**WHAT TO PRODUCE**
Give back the records below exactly, every one, with no pictures.

━━━━━━

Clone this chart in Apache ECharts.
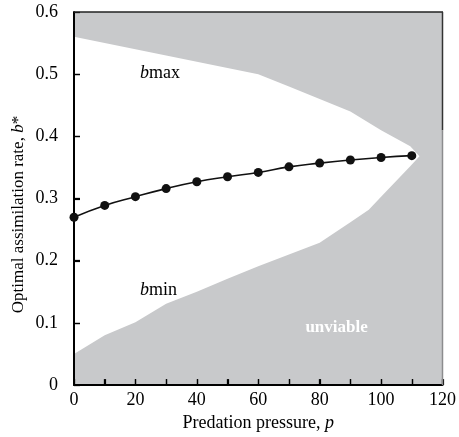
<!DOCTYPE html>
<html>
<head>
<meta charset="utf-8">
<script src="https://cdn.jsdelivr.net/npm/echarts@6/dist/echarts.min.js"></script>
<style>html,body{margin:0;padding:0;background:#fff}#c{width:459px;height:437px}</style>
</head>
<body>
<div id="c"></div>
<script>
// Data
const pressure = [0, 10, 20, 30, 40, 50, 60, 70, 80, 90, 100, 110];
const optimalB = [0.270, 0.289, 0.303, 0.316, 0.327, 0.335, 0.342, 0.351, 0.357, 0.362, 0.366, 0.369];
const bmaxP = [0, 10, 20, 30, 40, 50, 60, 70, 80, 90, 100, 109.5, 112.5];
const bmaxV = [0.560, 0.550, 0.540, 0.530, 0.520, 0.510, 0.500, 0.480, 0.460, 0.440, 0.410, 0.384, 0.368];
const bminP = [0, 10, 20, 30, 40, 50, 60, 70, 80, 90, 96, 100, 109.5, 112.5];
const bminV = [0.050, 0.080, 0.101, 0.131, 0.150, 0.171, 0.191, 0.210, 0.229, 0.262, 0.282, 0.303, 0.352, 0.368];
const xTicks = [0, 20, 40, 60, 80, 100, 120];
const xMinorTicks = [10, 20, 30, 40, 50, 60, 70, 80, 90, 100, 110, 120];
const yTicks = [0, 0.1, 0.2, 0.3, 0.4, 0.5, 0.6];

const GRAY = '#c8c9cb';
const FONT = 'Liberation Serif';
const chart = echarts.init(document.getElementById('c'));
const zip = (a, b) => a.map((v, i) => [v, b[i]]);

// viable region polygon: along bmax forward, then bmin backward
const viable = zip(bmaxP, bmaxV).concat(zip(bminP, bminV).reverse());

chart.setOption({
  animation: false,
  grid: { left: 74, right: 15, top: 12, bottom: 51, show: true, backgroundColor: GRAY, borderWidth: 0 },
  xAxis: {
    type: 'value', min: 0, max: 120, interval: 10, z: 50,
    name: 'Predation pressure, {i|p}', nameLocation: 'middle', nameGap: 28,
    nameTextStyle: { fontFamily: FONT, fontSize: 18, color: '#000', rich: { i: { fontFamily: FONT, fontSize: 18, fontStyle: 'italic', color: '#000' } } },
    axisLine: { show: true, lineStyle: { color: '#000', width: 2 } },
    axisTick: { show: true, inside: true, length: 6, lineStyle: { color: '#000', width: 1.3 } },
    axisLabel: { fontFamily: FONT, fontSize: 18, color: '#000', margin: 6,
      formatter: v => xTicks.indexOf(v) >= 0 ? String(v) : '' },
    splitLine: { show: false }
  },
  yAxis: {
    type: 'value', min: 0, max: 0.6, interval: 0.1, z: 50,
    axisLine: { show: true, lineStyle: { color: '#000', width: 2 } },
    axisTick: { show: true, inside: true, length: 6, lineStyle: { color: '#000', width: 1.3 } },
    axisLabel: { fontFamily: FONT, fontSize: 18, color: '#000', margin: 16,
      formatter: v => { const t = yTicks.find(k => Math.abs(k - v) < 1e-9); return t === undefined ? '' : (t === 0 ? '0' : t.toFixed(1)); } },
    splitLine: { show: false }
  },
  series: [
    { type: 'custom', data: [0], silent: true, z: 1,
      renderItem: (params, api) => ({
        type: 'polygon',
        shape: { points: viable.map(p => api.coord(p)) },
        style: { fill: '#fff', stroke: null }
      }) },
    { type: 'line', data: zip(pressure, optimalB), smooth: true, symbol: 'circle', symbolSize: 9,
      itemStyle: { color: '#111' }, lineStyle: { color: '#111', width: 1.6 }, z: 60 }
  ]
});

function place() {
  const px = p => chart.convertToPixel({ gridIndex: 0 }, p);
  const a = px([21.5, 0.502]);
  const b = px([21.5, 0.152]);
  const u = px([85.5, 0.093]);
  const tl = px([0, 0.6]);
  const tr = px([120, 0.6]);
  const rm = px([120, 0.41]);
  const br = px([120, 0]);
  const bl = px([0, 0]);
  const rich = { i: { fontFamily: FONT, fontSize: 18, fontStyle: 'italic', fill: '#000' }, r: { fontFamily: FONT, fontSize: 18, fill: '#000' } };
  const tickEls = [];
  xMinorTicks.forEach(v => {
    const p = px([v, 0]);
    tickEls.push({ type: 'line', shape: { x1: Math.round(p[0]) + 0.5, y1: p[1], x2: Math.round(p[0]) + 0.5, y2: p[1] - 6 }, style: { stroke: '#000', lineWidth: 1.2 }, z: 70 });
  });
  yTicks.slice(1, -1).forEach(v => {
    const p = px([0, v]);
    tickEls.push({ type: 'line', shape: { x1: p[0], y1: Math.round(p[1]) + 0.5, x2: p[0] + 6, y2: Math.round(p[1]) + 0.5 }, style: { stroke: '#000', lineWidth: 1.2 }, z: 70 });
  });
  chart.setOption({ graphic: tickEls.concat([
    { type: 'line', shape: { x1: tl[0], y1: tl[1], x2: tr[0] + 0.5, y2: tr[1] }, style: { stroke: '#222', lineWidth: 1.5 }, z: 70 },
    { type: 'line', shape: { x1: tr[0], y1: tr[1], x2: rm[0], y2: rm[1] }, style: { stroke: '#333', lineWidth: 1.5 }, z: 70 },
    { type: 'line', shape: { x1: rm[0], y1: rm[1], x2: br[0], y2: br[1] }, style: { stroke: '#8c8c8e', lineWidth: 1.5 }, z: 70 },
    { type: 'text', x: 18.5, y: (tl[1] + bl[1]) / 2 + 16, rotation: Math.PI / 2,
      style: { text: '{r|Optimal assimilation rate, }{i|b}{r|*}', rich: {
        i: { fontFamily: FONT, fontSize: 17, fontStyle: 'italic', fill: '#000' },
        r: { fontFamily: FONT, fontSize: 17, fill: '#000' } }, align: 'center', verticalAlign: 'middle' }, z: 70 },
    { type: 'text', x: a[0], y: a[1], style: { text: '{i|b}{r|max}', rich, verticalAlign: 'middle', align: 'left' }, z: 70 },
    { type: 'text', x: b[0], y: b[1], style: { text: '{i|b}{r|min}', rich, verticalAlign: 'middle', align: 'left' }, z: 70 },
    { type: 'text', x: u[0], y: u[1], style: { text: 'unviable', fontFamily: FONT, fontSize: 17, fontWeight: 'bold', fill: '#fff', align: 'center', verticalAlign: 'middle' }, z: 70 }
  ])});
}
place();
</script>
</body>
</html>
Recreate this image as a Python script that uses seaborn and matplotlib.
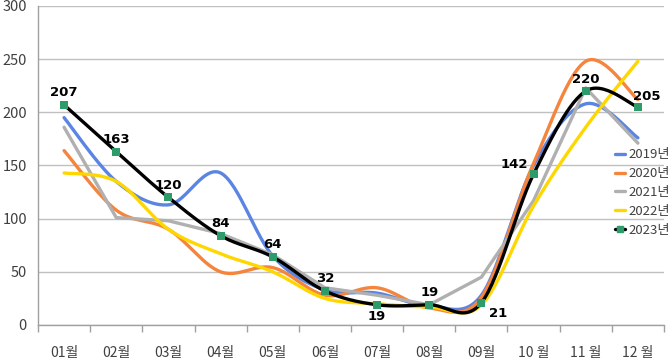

━━━━━━

**FINISHED TASK**
Clone this chart in Apache ECharts.
<!DOCTYPE html>
<html>
<head>
<meta charset="utf-8">
<script src="https://cdn.jsdelivr.net/npm/echarts@6/dist/echarts.min.js"></script>
<style>html,body{margin:0;padding:0;background:#fff}#c{width:459px;height:437px}</style>
</head>
<body>
<div id="c"></div>
<script>
// Data
const pressure = [0, 10, 20, 30, 40, 50, 60, 70, 80, 90, 100, 110];
const optimalB = [0.270, 0.289, 0.303, 0.316, 0.327, 0.335, 0.342, 0.351, 0.357, 0.362, 0.366, 0.369];
const bmaxP = [0, 10, 20, 30, 40, 50, 60, 70, 80, 90, 100, 109.5, 112.5];
const bmaxV = [0.560, 0.550, 0.540, 0.530, 0.520, 0.510, 0.500, 0.480, 0.460, 0.440, 0.410, 0.384, 0.368];
const bminP = [0, 10, 20, 30, 40, 50, 60, 70, 80, 90, 96, 100, 109.5, 112.5];
const bminV = [0.050, 0.080, 0.101, 0.131, 0.150, 0.171, 0.191, 0.210, 0.229, 0.262, 0.282, 0.303, 0.352, 0.368];
const xTicks = [0, 20, 40, 60, 80, 100, 120];
const xMinorTicks = [10, 20, 30, 40, 50, 60, 70, 80, 90, 100, 110, 120];
const yTicks = [0, 0.1, 0.2, 0.3, 0.4, 0.5, 0.6];

const GRAY = '#c8c9cb';
const FONT = 'Liberation Serif';
const chart = echarts.init(document.getElementById('c'));
const zip = (a, b) => a.map((v, i) => [v, b[i]]);

// viable region polygon: along bmax forward, then bmin backward
const viable = zip(bmaxP, bmaxV).concat(zip(bminP, bminV).reverse());

chart.setOption({
  animation: false,
  grid: { left: 74, right: 15, top: 12, bottom: 51, show: true, backgroundColor: GRAY, borderWidth: 0 },
  xAxis: {
    type: 'value', min: 0, max: 120, interval: 10, z: 50,
    name: 'Predation pressure, {i|p}', nameLocation: 'middle', nameGap: 28,
    nameTextStyle: { fontFamily: FONT, fontSize: 18, color: '#000', rich: { i: { fontFamily: FONT, fontSize: 18, fontStyle: 'italic', color: '#000' } } },
    axisLine: { show: true, lineStyle: { color: '#000', width: 2 } },
    axisTick: { show: true, inside: true, length: 6, lineStyle: { color: '#000', width: 1.3 } },
    axisLabel: { fontFamily: FONT, fontSize: 18, color: '#000', margin: 6,
      formatter: v => xTicks.indexOf(v) >= 0 ? String(v) : '' },
    splitLine: { show: false }
  },
  yAxis: {
    type: 'value', min: 0, max: 0.6, interval: 0.1, z: 50,
    axisLine: { show: true, lineStyle: { color: '#000', width: 2 } },
    axisTick: { show: true, inside: true, length: 6, lineStyle: { color: '#000', width: 1.3 } },
    axisLabel: { fontFamily: FONT, fontSize: 18, color: '#000', margin: 16,
      formatter: v => { const t = yTicks.find(k => Math.abs(k - v) < 1e-9); return t === undefined ? '' : (t === 0 ? '0' : t.toFixed(1)); } },
    splitLine: { show: false }
  },
  series: [
    { type: 'custom', data: [0], silent: true, z: 1,
      renderItem: (params, api) => ({
        type: 'polygon',
        shape: { points: viable.map(p => api.coord(p)) },
        style: { fill: '#fff', stroke: null }
      }) },
    { type: 'line', data: zip(pressure, optimalB), smooth: true, symbol: 'circle', symbolSize: 9,
      itemStyle: { color: '#111' }, lineStyle: { color: '#111', width: 1.6 }, z: 60 }
  ]
});

function place() {
  const px = p => chart.convertToPixel({ gridIndex: 0 }, p);
  const a = px([21.5, 0.502]);
  const b = px([21.5, 0.152]);
  const u = px([85.5, 0.093]);
  const tl = px([0, 0.6]);
  const tr = px([120, 0.6]);
  const rm = px([120, 0.41]);
  const br = px([120, 0]);
  const bl = px([0, 0]);
  const rich = { i: { fontFamily: FONT, fontSize: 18, fontStyle: 'italic', fill: '#000' }, r: { fontFamily: FONT, fontSize: 18, fill: '#000' } };
  const tickEls = [];
  xMinorTicks.forEach(v => {
    const p = px([v, 0]);
    tickEls.push({ type: 'line', shape: { x1: Math.round(p[0]) + 0.5, y1: p[1], x2: Math.round(p[0]) + 0.5, y2: p[1] - 6 }, style: { stroke: '#000', lineWidth: 1.2 }, z: 70 });
  });
  yTicks.slice(1, -1).forEach(v => {
    const p = px([0, v]);
    tickEls.push({ type: 'line', shape: { x1: p[0], y1: Math.round(p[1]) + 0.5, x2: p[0] + 6, y2: Math.round(p[1]) + 0.5 }, style: { stroke: '#000', lineWidth: 1.2 }, z: 70 });
  });
  chart.setOption({ graphic: tickEls.concat([
    { type: 'line', shape: { x1: tl[0], y1: tl[1], x2: tr[0] + 0.5, y2: tr[1] }, style: { stroke: '#222', lineWidth: 1.5 }, z: 70 },
    { type: 'line', shape: { x1: tr[0], y1: tr[1], x2: rm[0], y2: rm[1] }, style: { stroke: '#333', lineWidth: 1.5 }, z: 70 },
    { type: 'line', shape: { x1: rm[0], y1: rm[1], x2: br[0], y2: br[1] }, style: { stroke: '#8c8c8e', lineWidth: 1.5 }, z: 70 },
    { type: 'text', x: 18.5, y: (tl[1] + bl[1]) / 2 + 16, rotation: Math.PI / 2,
      style: { text: '{r|Optimal assimilation rate, }{i|b}{r|*}', rich: {
        i: { fontFamily: FONT, fontSize: 17, fontStyle: 'italic', fill: '#000' },
        r: { fontFamily: FONT, fontSize: 17, fill: '#000' } }, align: 'center', verticalAlign: 'middle' }, z: 70 },
    { type: 'text', x: a[0], y: a[1], style: { text: '{i|b}{r|max}', rich, verticalAlign: 'middle', align: 'left' }, z: 70 },
    { type: 'text', x: b[0], y: b[1], style: { text: '{i|b}{r|min}', rich, verticalAlign: 'middle', align: 'left' }, z: 70 },
    { type: 'text', x: u[0], y: u[1], style: { text: 'unviable', fontFamily: FONT, fontSize: 17, fontWeight: 'bold', fill: '#fff', align: 'center', verticalAlign: 'middle' }, z: 70 }
  ])});
}
place();
</script>
</body>
</html>
Recreate this image as a Python script that uses seaborn and matplotlib.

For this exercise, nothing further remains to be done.